You’ll encounter André Lévy and Geneviève Joy in the Cello Sonata. I’ve written about both musicians before, and Lévy in particular is the quintessential chamber player. He had played in Lucien Capet’s trio in the 1920s, a distinguished position indeed, and had enjoyed an important place in French musical life ever since. By the time of this recording he had joined the Trio de France, with violinist Jeanne Gautier and Geneviève Joy numbering the other two members.
Lévy was nearly sixty when he recorded the Sonata in 1953. His tone had always been on the small side, which is not problematic, but it had taken on a slight nasality over the years, and this is audible in the recording. He wasn’t at all a flashy player: on the contrary he was inclined to be reserved, ruminative and somewhat patrician in his playing. There is breadth of phrasing, but not necessarily overt excitement in this performance. In that respect he is no match for the incisive Maurice Maréchal, whose classic 1930 recording set a tough benchmark to follow. Nevertheless Lévy makes the pizzicati in the second movement sound like a banjo rather than the proto-Charles Mingus malarkey that some contemporary cellists inflict on this episode, but Lévy, in truth, doesn’t seem at his best in this movement, and sounds happier in the finale.
Geneviève Joy accompanies adeptly, and she often accompanied the next soloist, Marie-Claude Theuveny, though not here, where the violinist is accompanied by her own brother, the musical orthodontist Franck Theuveny. This is another 1953 recording. The violinist has a facile technique but is a touch prone to slithery phrasing and to slightly over-elastic rubati. The tone itself is quite thin. The duo makes a good impression nonetheless.

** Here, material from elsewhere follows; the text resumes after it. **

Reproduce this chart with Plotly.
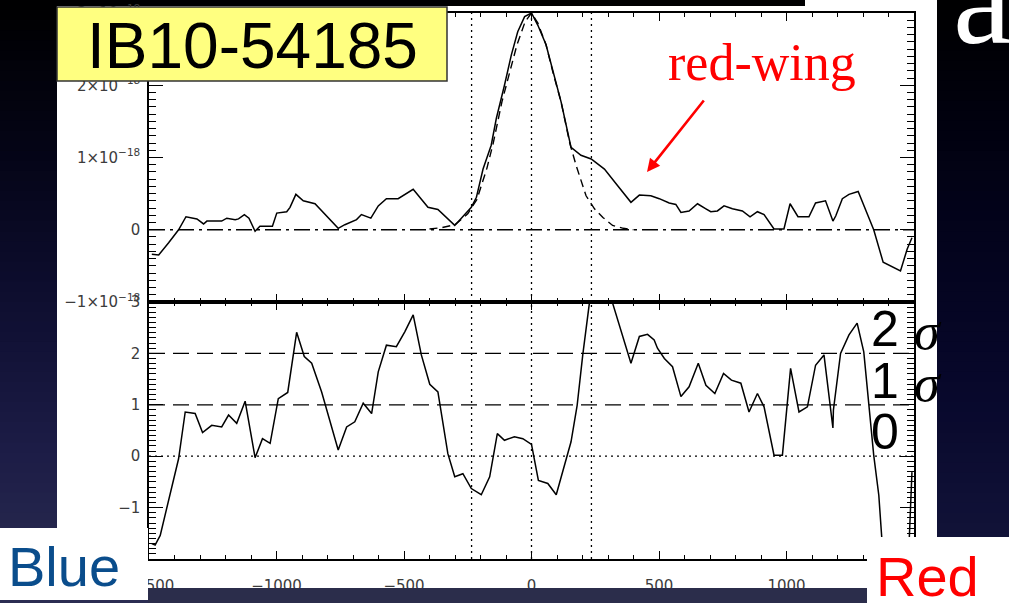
import plotly.graph_objects as go

W, H = 1009, 603

# ---------------- data ----------------
# top panel: line flux (units of 1e-18) vs velocity (km/s)
vel_flux = [-1489,-1462,-1423,-1384,-1355,-1312,-1286,-1273,-1215,-1195,-1162,-1149,-1126,-1108,-1084,-1065,
            -1016,-999,-960,-947,-924,-895,-849,-758,-732,-686,-667,-630,-601,-569,-523,-497,-464,-406,-367,
            -301,-282,-236,-216,-190,-158,-138,-106,-79,-54,-27,0,25,57,84,116,155,194,234,286,338,390,423,
            468,501,540,566,586,618,651,684,703,729,755,788,827,857,886,912,951,990,1014,1045,1088,1114,1153,
            1182,1193,1219,1245,1281,1342,1379,1408,1447,1473,1492]
flux = [-0.34,-0.35,-0.18,0.0,0.18,0.15,0.08,0.12,0.12,0.16,0.14,0.15,0.21,0.16,-0.02,0.05,
        0.05,0.23,0.25,0.31,0.49,0.40,0.36,0.02,0.07,0.14,0.21,0.16,0.33,0.43,0.43,0.49,0.56,0.31,0.28,
        0.06,0.13,0.31,0.45,0.84,1.17,1.54,2.0,2.42,2.74,2.95,3.0,2.83,2.56,2.18,1.77,1.14,1.03,0.98,0.84,
        0.61,0.38,0.48,0.47,0.43,0.37,0.35,0.24,0.26,0.36,0.29,0.25,0.26,0.33,0.29,0.26,0.18,0.25,0.21,
        0.01,0.01,0.36,0.18,0.18,0.37,0.40,0.12,0.19,0.43,0.49,0.53,0.0,-0.45,-0.5,-0.57,-0.27,-0.11]

# top panel: gaussian fit (dashed)
vel_fit = [-400,-350,-300,-250,-214,-175,-150,-116,-84,-57,-25,0,25,57,84,116,150,175,214,247,280,318,360,400]
fit = [0.01,0.03,0.07,0.22,0.42,0.85,1.2,1.77,2.2,2.56,2.88,3.0,2.86,2.56,2.18,1.77,1.2,0.89,0.47,0.29,
       0.17,0.06,0.02,0.0]

# bottom panel: significance (sigma) vs velocity
vel_sig = [-1489,-1476,-1456,-1423,-1384,-1358,-1319,-1290,-1254,-1215,-1188,-1156,-1123,-1084,-1055,-1025,
           -993,-956,-921,-891,-862,-823,-758,-725,-693,-660,-627,-601,-569,-530,-497,-464,-432,-399,-367,
           -328,-301,-269,-236,-197,-164,-134,-106,-67,-34,0,27,64,97,155,179,201,227,265,318,390,423,455,
           481,494,521,553,586,618,654,684,719,753,784,821,853,886,912,951,984,1016,1049,1082,1114,1147,
           1173,1182,1184,1212,1245,1277,1303,1330,1342,1362,1371,1385,1475,1492]
sig = [-1.70,-1.73,-1.54,-0.83,-0.05,0.86,0.83,0.46,0.60,0.57,0.80,0.64,1.07,-0.03,0.34,0.25,
       1.12,1.24,2.41,1.94,1.81,1.25,0.12,0.57,0.67,1.03,0.83,1.64,2.16,2.13,2.42,2.75,1.97,1.40,1.25,
       0.05,-0.40,-0.34,-0.63,-0.75,-0.40,0.44,0.31,0.38,0.34,0.23,-0.47,-0.53,-0.75,0.28,0.99,1.97,
       2.98,3.3,2.98,1.81,2.33,2.37,2.26,2.10,1.90,1.74,1.16,1.35,1.81,1.38,1.22,1.61,1.48,1.42,0.86,
       1.22,0.96,0.02,0.02,1.71,0.86,0.96,1.77,1.97,0.93,0.55,0.90,2.0,2.36,2.59,2.03,0.70,0.02,-0.76,
       -1.54,-2.4,-2.4,-0.31]

vel_marks = [-235, 0, 235]          # vertical dotted lines
sigma_levels = [1, 2]               # dashed significance levels
x_range = [-1500, 1500]
x_ticks = [-1500, -1000, -500, 0, 500, 1000, 1500]
x_ticktext = ["\u22121500", "\u22121000", "\u2212500", "0", "500", "1000", "1500"]
y1_ticks = [-1, 0, 1, 2, 3]
y1_ticktext = ["\u22121\u00d710<sup>\u221218</sup>", "0", "1\u00d710<sup>\u221218</sup>",
               "2\u00d710<sup>\u221218</sup>", "3\u00d710<sup>\u221218</sup>"]
y2_ticks = [-2, -1, 0, 1, 2, 3]
y2_ticktext = ["\u22122", "\u22121", "0", "1", "2", "3"]

# ---------------- geometry helpers ----------------
def px(x):
    return x / W

def py(y):
    return 1 - y / H

X0, X1 = 149, 914
TOP0, TOP1 = 13, 302
BOT0, BOT1 = 302, 559

fig = go.Figure()

LINE = dict(color="black", width=1.5)
fig.add_trace(go.Scatter(x=vel_flux, y=flux, mode="lines", line=LINE, xaxis="x", yaxis="y"))
fig.add_trace(go.Scatter(x=vel_fit, y=fit, mode="lines",
                         line=dict(color="black", width=1.4, dash="8px,5px"), xaxis="x", yaxis="y"))
fig.add_trace(go.Scatter(x=x_range, y=[0, 0], mode="lines",
                         line=dict(color="black", width=1.3, dash="16px,5px,3px,5px"), xaxis="x", yaxis="y"))
for v in vel_marks:
    fig.add_trace(go.Scatter(x=[v, v], y=[-1, 3], mode="lines",
                             line=dict(color="black", width=1.3, dash="2px,4px"), xaxis="x", yaxis="y"))
    fig.add_trace(go.Scatter(x=[v, v], y=[-2, 3], mode="lines",
                             line=dict(color="black", width=1.3, dash="2px,4px"), xaxis="x2", yaxis="y2"))
for s in sigma_levels:
    fig.add_trace(go.Scatter(x=x_range, y=[s, s], mode="lines",
                             line=dict(color="black", width=1.3, dash="16px,8px"), xaxis="x2", yaxis="y2"))
fig.add_trace(go.Scatter(x=x_range, y=[0, 0], mode="lines",
                         line=dict(color="black", width=1.3, dash="2px,4px"), xaxis="x2", yaxis="y2"))
fig.add_trace(go.Scatter(x=vel_sig, y=sig, mode="lines", line=LINE, xaxis="x2", yaxis="y2"))

TICKFONT = dict(family="DejaVu Sans", size=15, color="#3c3c3c")
xcommon = dict(range=x_range, showline=True, linecolor="black", linewidth=1.5, mirror="ticks",
               ticks="inside", ticklen=8, tickwidth=1.2, tickcolor="black", automargin=False,
               tickvals=x_ticks, ticktext=x_ticktext, showgrid=False, zeroline=False,
               minor=dict(dtick=100, tick0=0, ticks="inside", ticklen=4, tickwidth=1.1, tickcolor="black",
                          showgrid=False),
               domain=[px(X0), px(X1)], tickfont=TICKFONT)
ycommon = dict(showline=True, linecolor="black", linewidth=1.5, mirror="ticks", automargin=False,
               ticks="inside", ticklen=14, tickwidth=1.2, tickcolor="black", showgrid=False, zeroline=False,
               minor=dict(dtick=0.1, tick0=0, ticks="inside", ticklen=7, tickwidth=1.1, tickcolor="black",
                          showgrid=False),
               tickfont=TICKFONT, ticklabelstandoff=4)

fig.update_layout(
    width=W, height=H, autosize=False, margin=dict(l=0, r=0, t=0, b=0, pad=0, autoexpand=False),
    paper_bgcolor="#000000", plot_bgcolor="rgba(0,0,0,0)", showlegend=False,
    xaxis=dict(xcommon, anchor="y", showticklabels=False),
    xaxis2=dict(xcommon, anchor="y2", showticklabels=True, ticklabelstandoff=12, matches="x"),
    yaxis=dict(ycommon, anchor="x", range=[-1, 3], domain=[py(TOP1), py(TOP0)],
               tickvals=y1_ticks, ticktext=y1_ticktext),
    yaxis2=dict(ycommon, anchor="x2", range=[-2, 3], domain=[py(BOT1), py(BOT0)],
                tickvals=y2_ticks, ticktext=y2_ticktext),
)

# ---------------- slide background (gradient) ----------------
def lerp_color(stops, y):
    for (ya, ca), (yb, cb) in zip(stops, stops[1:]):
        if ya <= y <= yb:
            t = (y - ya) / (yb - ya)
            return "rgb(%d,%d,%d)" % tuple(round(a + (b - a) * t) for a, b in zip(ca, cb))
    return "rgb(%d,%d,%d)" % stops[-1][1]

left_stops = [(0, (0, 0, 0)), (150, (4, 4, 22)), (300, (14, 14, 48)), (450, (28, 28, 70)), (603, (44, 46, 82))]
right_stops = [(0, (0, 0, 0)), (200, (2, 2, 24)), (400, (8, 8, 44)), (603, (22, 24, 62))]
shapes = []
N = 60
for i in range(N):
    y0 = i * H / N
    y1 = min(H, (i + 1) * H / N + 2)
    ym = (i + 0.5) * H / N
    shapes.append(dict(type="rect", xref="paper", yref="paper", x0=0, x1=0.5, y0=py(y1), y1=py(y0),
                       fillcolor=lerp_color(left_stops, ym), line=dict(width=0), layer="below"))
    shapes.append(dict(type="rect", xref="paper", yref="paper", x0=0.5, x1=1, y0=py(y1), y1=py(y0),
                       fillcolor=lerp_color(right_stops, ym), line=dict(width=0), layer="below"))

def rect(x0, y0, x1, y1, fill, layer="below", line=None):
    return dict(type="rect", xref="paper", yref="paper", x0=px(x0), x1=px(x1), y0=py(y1), y1=py(y0),
                fillcolor=fill, line=line or dict(width=0), layer=layer)

shapes.append(rect(57, 6, 937, 588, "white"))
shapes.append(rect(805, 0, 937, 6, "white"))
shapes.append(rect(148, 588, 867, 603, "#2b2d4b", layer="above"))
shapes.append(rect(0, 528, 148, 600, "white", layer="above"))
shapes.append(rect(867, 537, 1009, 603, "white", layer="above"))
shapes.append(rect(57, 7, 447, 81, "#ffff80", layer="above", line=dict(color="#333333", width=1.5)))
fig.update_layout(shapes=shapes)

# ---------------- annotations ----------------
ann = []
def text(x, y, s, size, color="black", family="Liberation Sans", xanchor="center", yanchor="middle"):
    ann.append(dict(x=px(x), y=py(y), xref="paper", yref="paper", text=s, showarrow=False,
                    font=dict(family=family, size=size, color=color), xanchor=xanchor, yanchor=yanchor))

text(252, 46, "IB10-54185", 64)
text(762, 63, "red-wing", 52, color="#ff0000", family="Liberation Serif")
ann.append(dict(x=px(647), y=py(172), xref="paper", yref="paper", ax=58, ay=-73, text="",
                showarrow=True, arrowhead=2, arrowsize=1, arrowwidth=2.6, arrowcolor="#ff0000"))
text(885, 329, "2", 50)
text(885, 381, "1", 50)
text(885, 432, "0", 50)
text(928, 331, "<i>\u03c3</i>", 52, family="Liberation Serif")
text(928, 383, "<i>\u03c3</i>", 52, family="Liberation Serif")
text(64, 566, "Blue", 56, color="#0a4d8c")
text(927, 576, "Red", 56, color="#ff0000")
text(951, 74, "a", 132, color="white", family="Liberation Serif", xanchor="left", yanchor="bottom")
fig.update_layout(annotations=ann)

fig.write_html("out.html")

Rampal unveils Syrinx, presumably his first recording of it, and Lancelot, joined by Veyron-Lacroix play the Rhapsodie for Clarinet No.1 with considerable distinction - the clarinettist’s lower register is cornet-like in richness. Finally there is the delightful Suite bergamasque played by the sensitive Marie-Thérèse Fourneau at modest tempi.
This is an interesting collection, then. Much of it has been forgotten in the intervening years, which makes its reinstatement here so valuable.
Jonathan Woolf 

Much of this interesting collection has been forgotten in the intervening years, which makes its reinstatement here so valuable.